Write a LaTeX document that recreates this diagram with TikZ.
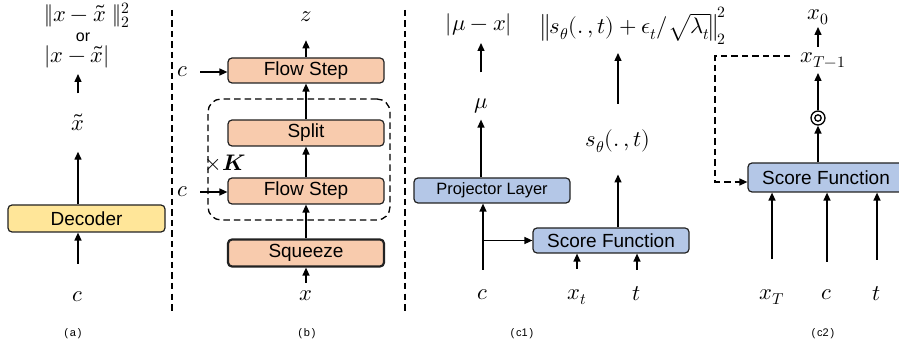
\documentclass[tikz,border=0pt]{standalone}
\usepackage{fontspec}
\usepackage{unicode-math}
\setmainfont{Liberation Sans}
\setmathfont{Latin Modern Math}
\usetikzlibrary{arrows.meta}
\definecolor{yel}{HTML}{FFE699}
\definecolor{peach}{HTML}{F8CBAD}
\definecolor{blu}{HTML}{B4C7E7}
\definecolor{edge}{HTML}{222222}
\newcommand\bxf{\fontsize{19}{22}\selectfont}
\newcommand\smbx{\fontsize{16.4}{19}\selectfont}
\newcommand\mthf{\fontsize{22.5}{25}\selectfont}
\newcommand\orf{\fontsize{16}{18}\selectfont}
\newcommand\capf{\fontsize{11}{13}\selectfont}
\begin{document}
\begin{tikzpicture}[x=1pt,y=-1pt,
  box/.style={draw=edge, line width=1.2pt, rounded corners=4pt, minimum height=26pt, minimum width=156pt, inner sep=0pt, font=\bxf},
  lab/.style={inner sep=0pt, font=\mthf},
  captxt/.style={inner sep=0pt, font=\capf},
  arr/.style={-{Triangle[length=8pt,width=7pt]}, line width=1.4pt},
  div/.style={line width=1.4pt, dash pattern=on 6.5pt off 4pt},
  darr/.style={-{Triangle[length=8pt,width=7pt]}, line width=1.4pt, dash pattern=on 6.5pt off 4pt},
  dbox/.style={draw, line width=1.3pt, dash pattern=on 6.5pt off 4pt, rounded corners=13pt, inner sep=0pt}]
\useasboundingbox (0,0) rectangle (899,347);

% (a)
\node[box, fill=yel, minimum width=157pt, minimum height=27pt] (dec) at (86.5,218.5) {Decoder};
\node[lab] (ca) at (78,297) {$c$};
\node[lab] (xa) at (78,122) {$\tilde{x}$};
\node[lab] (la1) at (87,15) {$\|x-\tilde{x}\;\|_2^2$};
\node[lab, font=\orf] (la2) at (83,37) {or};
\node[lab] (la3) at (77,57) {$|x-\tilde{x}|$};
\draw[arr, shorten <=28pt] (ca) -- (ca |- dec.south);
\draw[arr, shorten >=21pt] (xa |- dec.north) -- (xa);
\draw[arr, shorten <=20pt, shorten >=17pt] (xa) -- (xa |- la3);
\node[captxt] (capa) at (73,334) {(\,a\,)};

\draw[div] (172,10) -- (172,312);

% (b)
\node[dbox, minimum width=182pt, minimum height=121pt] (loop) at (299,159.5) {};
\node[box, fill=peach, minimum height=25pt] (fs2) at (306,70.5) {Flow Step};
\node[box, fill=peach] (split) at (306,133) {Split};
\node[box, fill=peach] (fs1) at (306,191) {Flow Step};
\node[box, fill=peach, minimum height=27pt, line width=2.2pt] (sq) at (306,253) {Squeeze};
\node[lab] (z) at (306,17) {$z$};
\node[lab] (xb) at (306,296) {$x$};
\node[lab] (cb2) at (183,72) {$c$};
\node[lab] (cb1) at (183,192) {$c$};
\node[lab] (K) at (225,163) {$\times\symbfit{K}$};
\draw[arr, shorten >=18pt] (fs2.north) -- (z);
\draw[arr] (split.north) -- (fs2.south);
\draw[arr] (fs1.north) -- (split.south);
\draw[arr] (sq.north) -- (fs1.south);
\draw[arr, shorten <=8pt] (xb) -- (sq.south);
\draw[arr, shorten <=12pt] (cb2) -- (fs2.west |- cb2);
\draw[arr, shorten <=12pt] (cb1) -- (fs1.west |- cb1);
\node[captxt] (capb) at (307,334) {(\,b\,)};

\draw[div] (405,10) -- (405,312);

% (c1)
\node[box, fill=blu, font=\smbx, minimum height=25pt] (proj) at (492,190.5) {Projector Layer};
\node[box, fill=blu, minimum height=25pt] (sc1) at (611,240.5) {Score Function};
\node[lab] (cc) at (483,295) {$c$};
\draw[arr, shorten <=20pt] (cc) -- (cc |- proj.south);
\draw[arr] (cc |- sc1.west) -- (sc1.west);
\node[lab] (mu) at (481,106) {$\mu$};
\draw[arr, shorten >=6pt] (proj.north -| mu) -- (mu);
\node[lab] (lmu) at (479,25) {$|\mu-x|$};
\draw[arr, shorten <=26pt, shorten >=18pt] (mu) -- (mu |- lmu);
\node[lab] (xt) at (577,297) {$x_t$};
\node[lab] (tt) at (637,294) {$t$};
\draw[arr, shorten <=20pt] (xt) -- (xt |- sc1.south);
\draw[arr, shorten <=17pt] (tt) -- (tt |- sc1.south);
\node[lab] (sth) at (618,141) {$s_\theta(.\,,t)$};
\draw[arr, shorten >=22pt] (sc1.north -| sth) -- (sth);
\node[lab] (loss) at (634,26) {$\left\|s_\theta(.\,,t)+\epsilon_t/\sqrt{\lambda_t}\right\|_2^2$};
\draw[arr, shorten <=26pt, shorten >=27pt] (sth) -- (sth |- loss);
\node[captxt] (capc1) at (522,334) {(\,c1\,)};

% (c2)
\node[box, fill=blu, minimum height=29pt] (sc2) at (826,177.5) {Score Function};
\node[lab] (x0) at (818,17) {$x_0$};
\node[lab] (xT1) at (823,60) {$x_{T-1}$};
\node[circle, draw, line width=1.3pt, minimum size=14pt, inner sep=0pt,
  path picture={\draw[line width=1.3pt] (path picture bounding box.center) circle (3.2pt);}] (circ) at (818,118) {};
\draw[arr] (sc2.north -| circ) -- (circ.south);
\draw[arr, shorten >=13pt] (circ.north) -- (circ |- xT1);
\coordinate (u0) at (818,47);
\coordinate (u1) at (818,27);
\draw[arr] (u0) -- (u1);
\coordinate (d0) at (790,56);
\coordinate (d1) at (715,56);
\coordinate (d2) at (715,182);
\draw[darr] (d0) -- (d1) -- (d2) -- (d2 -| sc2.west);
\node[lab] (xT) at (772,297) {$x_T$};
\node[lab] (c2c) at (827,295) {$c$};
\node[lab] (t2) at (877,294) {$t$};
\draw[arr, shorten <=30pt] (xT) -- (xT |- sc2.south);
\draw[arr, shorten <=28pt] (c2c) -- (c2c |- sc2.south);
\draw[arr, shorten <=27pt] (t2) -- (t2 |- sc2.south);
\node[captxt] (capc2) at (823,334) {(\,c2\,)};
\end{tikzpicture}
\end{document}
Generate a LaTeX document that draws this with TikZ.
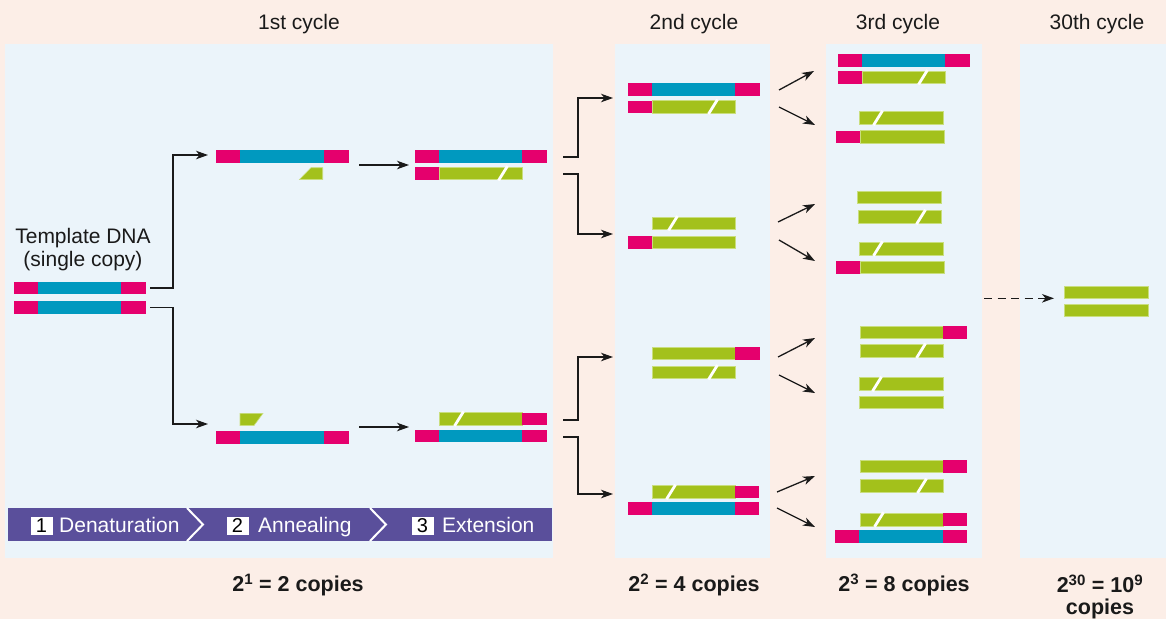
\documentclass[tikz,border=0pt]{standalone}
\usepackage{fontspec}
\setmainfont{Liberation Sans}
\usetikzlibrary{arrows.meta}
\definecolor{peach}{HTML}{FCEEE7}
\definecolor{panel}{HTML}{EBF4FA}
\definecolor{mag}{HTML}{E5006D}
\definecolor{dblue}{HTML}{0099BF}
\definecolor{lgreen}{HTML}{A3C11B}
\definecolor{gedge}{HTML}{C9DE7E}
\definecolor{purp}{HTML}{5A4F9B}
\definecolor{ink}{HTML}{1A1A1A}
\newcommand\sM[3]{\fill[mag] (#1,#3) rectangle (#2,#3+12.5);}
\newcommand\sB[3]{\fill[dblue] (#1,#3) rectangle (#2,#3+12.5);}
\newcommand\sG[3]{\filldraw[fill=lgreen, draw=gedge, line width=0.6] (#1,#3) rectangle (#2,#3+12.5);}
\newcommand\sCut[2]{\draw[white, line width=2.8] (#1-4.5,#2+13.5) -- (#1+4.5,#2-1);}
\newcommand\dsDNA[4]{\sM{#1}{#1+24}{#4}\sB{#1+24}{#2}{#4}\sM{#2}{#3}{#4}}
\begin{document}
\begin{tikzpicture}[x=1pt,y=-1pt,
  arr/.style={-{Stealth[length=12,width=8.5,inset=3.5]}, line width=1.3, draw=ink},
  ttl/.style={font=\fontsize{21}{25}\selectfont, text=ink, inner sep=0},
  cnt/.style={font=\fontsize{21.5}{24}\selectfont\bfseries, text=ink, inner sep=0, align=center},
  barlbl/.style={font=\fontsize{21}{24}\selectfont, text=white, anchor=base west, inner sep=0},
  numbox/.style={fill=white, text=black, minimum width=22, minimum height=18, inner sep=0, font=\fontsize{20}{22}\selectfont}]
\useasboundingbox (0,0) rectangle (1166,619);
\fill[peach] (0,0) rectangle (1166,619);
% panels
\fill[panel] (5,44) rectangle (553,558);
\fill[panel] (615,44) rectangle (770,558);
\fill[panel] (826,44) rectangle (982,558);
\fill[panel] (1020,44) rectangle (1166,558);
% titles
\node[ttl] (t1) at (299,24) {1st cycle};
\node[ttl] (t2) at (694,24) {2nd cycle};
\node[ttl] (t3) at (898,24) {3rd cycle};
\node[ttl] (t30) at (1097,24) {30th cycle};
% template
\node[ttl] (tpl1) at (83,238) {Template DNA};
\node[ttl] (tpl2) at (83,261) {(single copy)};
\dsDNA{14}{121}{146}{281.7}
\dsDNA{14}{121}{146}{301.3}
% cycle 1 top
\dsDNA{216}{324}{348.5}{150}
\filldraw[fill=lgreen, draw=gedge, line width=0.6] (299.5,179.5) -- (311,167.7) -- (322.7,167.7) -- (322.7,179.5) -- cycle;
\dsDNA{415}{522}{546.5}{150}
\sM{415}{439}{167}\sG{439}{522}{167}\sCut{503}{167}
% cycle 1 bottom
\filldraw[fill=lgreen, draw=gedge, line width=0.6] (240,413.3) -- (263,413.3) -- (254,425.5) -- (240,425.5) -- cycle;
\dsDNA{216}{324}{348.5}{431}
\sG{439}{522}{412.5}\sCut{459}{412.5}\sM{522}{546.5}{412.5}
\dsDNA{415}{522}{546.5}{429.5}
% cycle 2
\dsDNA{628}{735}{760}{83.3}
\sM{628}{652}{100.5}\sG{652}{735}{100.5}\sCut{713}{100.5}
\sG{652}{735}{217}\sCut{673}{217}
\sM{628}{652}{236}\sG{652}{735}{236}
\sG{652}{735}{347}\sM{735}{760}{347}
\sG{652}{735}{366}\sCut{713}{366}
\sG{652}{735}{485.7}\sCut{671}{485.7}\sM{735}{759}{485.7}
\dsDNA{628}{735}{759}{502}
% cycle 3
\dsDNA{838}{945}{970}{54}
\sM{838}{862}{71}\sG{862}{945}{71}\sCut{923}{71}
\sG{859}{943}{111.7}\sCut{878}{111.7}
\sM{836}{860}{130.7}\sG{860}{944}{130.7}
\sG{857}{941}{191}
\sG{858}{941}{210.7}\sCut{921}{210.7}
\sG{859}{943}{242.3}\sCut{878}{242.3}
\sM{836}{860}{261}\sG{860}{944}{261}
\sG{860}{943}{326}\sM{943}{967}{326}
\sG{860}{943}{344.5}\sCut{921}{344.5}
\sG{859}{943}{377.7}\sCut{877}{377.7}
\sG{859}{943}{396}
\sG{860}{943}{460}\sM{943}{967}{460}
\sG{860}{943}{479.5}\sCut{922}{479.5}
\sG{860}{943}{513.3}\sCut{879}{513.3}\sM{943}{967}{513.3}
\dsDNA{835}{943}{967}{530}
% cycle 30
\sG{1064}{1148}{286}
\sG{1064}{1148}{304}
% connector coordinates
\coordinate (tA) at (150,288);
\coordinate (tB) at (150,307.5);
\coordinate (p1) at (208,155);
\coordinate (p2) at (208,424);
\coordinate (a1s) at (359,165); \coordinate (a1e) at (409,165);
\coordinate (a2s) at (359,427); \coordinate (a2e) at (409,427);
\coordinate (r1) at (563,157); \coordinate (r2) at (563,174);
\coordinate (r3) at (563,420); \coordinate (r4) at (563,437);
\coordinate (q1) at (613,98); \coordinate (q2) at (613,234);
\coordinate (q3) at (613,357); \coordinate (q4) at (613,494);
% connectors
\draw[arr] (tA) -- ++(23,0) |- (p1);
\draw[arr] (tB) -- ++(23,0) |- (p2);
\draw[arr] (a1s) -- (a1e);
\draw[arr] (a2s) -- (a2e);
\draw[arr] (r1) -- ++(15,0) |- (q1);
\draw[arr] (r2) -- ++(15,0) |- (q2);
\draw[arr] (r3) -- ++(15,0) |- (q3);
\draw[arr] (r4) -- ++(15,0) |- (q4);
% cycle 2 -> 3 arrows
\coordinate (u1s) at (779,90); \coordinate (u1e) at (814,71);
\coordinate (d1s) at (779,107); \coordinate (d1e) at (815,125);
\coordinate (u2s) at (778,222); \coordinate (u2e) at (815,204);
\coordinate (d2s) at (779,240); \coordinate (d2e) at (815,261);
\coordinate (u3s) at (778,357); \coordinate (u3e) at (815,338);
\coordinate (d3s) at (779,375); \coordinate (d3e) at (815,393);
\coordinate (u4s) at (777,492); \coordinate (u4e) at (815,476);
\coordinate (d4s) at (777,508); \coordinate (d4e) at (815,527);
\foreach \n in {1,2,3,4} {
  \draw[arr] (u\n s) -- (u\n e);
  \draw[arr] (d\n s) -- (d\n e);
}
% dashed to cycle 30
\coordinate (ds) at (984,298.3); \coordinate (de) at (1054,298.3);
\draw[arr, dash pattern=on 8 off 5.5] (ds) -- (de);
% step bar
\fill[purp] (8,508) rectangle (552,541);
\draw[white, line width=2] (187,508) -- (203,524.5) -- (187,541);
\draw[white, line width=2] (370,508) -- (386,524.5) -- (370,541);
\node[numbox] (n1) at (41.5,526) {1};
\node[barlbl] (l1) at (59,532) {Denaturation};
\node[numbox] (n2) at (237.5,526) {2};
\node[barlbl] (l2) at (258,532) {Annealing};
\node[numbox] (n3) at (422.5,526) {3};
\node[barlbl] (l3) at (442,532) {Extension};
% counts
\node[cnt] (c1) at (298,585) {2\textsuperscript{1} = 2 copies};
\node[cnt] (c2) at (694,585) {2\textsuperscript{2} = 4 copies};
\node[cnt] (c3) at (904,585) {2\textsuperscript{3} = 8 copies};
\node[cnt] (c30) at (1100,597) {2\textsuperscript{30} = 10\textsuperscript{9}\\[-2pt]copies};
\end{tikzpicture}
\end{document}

* * *

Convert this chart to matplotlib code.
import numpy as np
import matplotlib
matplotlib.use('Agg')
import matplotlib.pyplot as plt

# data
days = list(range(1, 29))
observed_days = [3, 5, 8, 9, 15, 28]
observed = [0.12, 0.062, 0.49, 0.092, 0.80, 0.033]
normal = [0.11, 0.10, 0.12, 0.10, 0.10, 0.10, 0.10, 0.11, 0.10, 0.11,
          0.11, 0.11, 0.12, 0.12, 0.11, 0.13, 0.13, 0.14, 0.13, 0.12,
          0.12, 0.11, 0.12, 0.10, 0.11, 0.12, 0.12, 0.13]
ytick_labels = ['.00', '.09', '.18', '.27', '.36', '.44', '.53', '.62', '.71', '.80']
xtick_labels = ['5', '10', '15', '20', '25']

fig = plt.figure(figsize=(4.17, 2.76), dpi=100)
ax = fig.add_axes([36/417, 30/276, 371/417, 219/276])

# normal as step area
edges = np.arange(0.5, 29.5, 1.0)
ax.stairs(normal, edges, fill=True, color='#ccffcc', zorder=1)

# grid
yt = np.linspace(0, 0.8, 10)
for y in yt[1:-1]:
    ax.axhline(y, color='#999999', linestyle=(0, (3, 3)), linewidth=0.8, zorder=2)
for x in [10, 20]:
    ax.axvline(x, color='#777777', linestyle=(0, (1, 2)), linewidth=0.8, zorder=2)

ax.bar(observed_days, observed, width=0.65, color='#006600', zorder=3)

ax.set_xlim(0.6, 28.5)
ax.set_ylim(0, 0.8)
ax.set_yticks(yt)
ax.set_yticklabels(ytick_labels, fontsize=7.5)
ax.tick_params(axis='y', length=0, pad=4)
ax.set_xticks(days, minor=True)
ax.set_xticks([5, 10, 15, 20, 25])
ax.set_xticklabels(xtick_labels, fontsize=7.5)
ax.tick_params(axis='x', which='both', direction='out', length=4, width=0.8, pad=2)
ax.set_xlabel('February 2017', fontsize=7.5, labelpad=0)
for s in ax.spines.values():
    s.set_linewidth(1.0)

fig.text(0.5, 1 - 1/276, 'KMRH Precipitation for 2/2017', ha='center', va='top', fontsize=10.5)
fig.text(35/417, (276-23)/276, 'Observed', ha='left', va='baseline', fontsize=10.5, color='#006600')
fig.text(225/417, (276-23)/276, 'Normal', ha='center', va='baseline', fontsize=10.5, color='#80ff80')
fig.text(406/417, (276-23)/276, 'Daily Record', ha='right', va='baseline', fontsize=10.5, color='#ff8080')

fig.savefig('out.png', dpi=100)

EXERCISE DETAILS ::
Above are the records; copy exactly the lines from the one with "Write a LaTeX" through the one with "(0,0) rectangle (899,347);", including both, and nothing more. Leave out pictures.

SOLUTION TO THIS PROBLEM ::
Write a LaTeX document that recreates this diagram with TikZ.
\documentclass[tikz,border=0pt]{standalone}
\usepackage{fontspec}
\usepackage{unicode-math}
\setmainfont{Liberation Sans}
\setmathfont{Latin Modern Math}
\usetikzlibrary{arrows.meta}
\definecolor{yel}{HTML}{FFE699}
\definecolor{peach}{HTML}{F8CBAD}
\definecolor{blu}{HTML}{B4C7E7}
\definecolor{edge}{HTML}{222222}
\newcommand\bxf{\fontsize{19}{22}\selectfont}
\newcommand\smbx{\fontsize{16.4}{19}\selectfont}
\newcommand\mthf{\fontsize{22.5}{25}\selectfont}
\newcommand\orf{\fontsize{16}{18}\selectfont}
\newcommand\capf{\fontsize{11}{13}\selectfont}
\begin{document}
\begin{tikzpicture}[x=1pt,y=-1pt,
  box/.style={draw=edge, line width=1.2pt, rounded corners=4pt, minimum height=26pt, minimum width=156pt, inner sep=0pt, font=\bxf},
  lab/.style={inner sep=0pt, font=\mthf},
  captxt/.style={inner sep=0pt, font=\capf},
  arr/.style={-{Triangle[length=8pt,width=7pt]}, line width=1.4pt},
  div/.style={line width=1.4pt, dash pattern=on 6.5pt off 4pt},
  darr/.style={-{Triangle[length=8pt,width=7pt]}, line width=1.4pt, dash pattern=on 6.5pt off 4pt},
  dbox/.style={draw, line width=1.3pt, dash pattern=on 6.5pt off 4pt, rounded corners=13pt, inner sep=0pt}]
\useasboundingbox (0,0) rectangle (899,347);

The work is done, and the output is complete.